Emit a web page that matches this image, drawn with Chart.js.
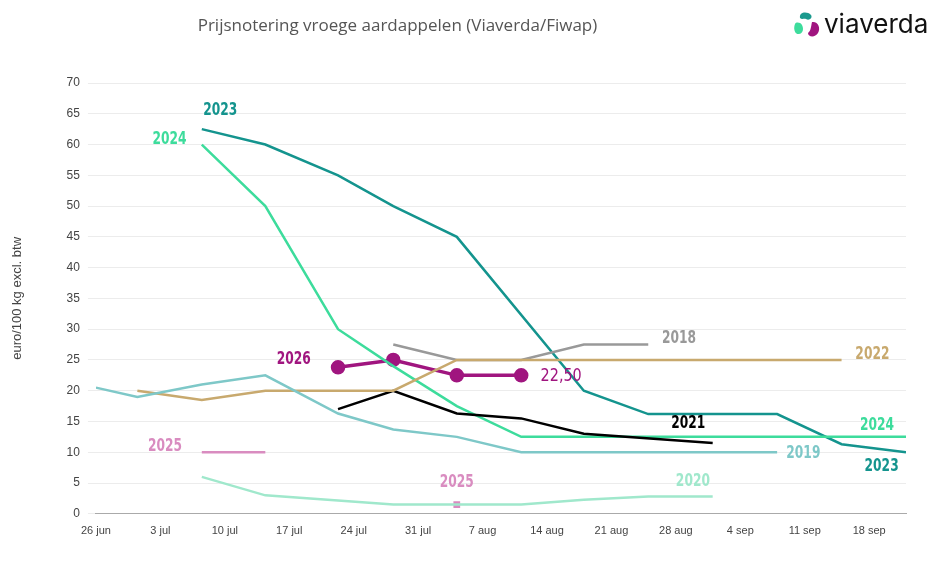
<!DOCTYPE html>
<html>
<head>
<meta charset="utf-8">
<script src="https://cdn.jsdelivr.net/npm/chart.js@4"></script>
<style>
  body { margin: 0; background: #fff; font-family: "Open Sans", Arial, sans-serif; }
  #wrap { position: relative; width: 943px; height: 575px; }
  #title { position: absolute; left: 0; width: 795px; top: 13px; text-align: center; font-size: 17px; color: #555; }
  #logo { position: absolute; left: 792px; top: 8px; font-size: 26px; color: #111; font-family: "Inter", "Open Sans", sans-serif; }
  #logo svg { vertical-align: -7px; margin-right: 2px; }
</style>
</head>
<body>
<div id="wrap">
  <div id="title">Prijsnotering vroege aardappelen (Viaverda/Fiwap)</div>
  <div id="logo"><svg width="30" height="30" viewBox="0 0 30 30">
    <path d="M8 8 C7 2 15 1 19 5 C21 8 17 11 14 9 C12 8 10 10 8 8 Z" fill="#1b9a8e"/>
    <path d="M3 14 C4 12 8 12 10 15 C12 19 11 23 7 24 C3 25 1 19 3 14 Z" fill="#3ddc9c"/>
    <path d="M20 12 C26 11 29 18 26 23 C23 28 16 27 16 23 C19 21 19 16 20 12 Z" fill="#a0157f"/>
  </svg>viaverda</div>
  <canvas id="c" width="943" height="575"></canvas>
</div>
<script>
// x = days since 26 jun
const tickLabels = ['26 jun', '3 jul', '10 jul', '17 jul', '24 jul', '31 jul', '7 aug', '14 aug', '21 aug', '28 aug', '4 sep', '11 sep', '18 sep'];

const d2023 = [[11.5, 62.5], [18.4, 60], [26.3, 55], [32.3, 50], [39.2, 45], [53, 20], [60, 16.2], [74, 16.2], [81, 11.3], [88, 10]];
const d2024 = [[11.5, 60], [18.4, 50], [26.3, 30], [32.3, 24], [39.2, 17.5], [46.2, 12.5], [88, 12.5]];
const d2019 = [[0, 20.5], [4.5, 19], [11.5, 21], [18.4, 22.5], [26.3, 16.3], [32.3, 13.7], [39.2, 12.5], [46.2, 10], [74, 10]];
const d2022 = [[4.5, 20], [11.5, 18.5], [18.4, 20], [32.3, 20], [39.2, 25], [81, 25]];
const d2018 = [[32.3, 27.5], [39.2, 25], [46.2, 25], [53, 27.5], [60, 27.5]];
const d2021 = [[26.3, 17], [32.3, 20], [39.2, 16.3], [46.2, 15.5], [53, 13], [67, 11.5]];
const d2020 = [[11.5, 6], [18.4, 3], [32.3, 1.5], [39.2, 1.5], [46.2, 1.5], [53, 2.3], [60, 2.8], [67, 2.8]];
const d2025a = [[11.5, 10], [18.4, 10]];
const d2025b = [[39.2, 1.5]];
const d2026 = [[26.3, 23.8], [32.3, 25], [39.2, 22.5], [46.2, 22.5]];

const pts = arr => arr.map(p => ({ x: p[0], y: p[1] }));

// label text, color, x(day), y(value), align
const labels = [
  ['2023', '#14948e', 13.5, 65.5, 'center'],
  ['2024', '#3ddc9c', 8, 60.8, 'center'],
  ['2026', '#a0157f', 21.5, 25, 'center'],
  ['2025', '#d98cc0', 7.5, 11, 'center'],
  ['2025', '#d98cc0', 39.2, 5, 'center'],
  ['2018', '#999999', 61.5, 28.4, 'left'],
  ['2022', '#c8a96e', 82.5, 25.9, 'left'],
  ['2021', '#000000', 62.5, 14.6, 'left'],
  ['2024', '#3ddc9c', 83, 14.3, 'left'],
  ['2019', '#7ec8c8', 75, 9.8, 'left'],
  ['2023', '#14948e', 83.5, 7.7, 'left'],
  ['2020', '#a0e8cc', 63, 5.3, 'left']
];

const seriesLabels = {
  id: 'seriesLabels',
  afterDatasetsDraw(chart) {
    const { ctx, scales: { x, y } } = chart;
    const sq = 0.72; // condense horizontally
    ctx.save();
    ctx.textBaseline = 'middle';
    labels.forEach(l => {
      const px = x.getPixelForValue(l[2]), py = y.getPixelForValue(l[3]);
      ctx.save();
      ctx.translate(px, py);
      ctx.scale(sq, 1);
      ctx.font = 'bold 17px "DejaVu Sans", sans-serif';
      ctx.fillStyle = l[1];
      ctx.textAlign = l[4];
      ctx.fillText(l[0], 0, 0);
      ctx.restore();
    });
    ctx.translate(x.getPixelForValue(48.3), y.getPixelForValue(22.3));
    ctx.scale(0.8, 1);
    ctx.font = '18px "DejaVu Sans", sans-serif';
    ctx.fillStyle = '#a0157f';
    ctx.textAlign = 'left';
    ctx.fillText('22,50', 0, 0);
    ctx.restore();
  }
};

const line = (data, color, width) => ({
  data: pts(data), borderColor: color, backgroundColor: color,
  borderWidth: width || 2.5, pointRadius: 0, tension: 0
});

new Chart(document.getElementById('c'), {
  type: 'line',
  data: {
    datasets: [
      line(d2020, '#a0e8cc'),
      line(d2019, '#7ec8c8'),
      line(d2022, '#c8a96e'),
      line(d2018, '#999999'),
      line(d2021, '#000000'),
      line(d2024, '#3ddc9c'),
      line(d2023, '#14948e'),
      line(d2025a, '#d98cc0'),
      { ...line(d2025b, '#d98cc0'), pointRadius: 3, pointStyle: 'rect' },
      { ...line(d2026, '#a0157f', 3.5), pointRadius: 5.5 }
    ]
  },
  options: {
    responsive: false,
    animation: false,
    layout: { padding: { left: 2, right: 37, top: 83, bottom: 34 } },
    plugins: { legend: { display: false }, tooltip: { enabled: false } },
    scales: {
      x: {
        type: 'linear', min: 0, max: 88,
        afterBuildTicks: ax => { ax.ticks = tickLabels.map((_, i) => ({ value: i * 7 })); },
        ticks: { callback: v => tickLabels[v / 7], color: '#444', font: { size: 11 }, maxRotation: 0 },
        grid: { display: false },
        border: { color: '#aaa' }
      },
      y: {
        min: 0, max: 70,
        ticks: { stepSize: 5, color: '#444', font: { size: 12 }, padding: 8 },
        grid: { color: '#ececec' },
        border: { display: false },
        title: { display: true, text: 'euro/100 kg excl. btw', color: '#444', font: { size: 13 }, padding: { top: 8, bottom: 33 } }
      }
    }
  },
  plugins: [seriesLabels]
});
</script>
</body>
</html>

##########

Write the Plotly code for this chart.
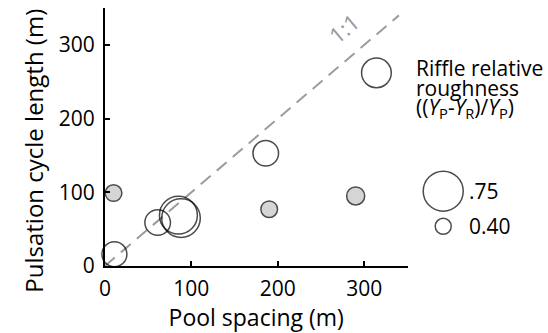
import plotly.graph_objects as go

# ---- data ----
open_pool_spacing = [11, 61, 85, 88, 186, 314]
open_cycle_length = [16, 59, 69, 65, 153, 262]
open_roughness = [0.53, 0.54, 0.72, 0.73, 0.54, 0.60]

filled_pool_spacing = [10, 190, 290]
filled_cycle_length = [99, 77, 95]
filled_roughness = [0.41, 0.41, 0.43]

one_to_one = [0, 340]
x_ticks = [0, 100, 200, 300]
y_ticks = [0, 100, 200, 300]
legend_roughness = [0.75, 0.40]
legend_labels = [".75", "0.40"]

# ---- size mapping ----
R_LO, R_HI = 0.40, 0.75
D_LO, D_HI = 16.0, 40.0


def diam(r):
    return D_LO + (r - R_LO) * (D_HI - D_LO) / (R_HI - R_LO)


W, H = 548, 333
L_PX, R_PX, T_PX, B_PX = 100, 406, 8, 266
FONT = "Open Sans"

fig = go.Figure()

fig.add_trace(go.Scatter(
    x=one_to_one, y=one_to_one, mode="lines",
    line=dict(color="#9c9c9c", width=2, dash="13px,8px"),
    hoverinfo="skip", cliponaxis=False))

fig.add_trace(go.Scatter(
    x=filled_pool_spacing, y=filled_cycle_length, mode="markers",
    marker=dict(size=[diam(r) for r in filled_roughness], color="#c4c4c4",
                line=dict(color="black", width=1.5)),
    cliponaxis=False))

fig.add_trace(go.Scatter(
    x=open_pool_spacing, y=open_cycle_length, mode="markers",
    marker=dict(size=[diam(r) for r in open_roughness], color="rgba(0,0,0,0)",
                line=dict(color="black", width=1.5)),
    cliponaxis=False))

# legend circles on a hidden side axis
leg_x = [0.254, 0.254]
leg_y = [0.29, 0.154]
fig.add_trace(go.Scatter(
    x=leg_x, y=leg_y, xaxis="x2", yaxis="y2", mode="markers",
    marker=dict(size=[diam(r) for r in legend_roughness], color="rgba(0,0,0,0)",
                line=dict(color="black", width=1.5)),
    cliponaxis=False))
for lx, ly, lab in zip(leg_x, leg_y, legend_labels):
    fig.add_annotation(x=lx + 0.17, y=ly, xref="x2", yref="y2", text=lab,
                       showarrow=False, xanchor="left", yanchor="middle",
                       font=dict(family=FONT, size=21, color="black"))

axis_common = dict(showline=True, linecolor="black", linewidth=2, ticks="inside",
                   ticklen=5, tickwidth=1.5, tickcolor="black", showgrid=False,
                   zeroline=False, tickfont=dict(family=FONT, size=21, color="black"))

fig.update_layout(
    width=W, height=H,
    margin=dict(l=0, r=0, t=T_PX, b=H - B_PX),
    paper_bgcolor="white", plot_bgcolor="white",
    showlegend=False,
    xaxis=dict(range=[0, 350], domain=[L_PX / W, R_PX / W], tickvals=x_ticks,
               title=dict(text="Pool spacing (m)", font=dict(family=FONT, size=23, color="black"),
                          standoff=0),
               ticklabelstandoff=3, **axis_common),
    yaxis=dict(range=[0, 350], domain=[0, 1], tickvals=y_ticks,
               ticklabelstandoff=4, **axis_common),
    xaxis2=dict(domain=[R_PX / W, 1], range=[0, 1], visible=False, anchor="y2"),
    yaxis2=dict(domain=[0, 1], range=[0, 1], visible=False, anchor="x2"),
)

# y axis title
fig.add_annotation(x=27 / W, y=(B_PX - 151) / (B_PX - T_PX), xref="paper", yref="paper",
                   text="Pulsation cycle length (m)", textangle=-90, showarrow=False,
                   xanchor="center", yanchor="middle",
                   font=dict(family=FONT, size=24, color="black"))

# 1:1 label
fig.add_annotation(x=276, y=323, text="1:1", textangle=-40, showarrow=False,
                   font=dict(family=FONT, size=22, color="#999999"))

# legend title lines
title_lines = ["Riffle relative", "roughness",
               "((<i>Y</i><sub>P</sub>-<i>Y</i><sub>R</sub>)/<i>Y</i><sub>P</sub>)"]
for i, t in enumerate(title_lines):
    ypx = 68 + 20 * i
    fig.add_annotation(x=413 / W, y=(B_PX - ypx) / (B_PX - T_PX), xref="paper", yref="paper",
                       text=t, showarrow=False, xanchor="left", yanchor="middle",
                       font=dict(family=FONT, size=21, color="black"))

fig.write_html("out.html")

##########

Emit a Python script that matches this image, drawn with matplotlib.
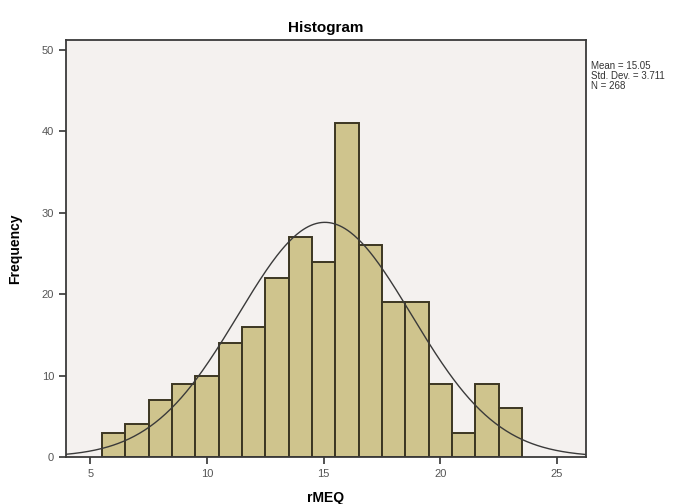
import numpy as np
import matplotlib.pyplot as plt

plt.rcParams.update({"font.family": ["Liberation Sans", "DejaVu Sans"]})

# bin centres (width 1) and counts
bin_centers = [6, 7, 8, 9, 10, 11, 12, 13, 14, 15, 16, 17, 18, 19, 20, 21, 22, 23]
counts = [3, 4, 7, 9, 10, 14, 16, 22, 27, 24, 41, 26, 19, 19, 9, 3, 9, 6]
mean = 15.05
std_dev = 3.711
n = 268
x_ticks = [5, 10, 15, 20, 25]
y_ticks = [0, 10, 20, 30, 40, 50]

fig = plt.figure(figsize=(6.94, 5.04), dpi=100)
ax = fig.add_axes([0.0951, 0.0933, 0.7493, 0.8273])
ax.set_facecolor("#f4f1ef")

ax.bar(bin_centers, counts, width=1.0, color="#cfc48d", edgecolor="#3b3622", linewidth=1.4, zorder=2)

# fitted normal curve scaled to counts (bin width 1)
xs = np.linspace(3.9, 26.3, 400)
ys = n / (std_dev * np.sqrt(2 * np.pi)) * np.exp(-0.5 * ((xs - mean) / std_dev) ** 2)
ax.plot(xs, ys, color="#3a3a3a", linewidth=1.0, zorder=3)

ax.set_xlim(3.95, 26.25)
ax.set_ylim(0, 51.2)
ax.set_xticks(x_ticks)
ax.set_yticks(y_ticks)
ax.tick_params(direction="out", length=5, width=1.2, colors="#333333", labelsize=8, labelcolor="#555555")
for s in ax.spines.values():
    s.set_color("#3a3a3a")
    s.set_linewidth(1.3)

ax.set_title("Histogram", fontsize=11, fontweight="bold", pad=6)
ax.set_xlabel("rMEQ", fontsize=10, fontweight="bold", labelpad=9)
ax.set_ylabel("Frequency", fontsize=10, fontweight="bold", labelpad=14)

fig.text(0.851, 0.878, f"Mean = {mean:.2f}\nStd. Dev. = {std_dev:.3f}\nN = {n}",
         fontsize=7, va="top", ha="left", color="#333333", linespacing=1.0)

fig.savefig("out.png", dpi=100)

##########

## Set exercise
Exactly reproduce the lines from the line holding "Write the Plotly code for this chart." through the line holding "return D_LO +", and only those; pictures are to be left out.

## Completed exercise
Write the Plotly code for this chart.
import plotly.graph_objects as go

# ---- data ----
open_pool_spacing = [11, 61, 85, 88, 186, 314]
open_cycle_length = [16, 59, 69, 65, 153, 262]
open_roughness = [0.53, 0.54, 0.72, 0.73, 0.54, 0.60]

filled_pool_spacing = [10, 190, 290]
filled_cycle_length = [99, 77, 95]
filled_roughness = [0.41, 0.41, 0.43]

one_to_one = [0, 340]
x_ticks = [0, 100, 200, 300]
y_ticks = [0, 100, 200, 300]
legend_roughness = [0.75, 0.40]
legend_labels = [".75", "0.40"]

# ---- size mapping ----
R_LO, R_HI = 0.40, 0.75
D_LO, D_HI = 16.0, 40.0


def diam(r):
    return D_LO + (r - R_LO) * (D_HI - D_LO) / (R_HI - R_LO)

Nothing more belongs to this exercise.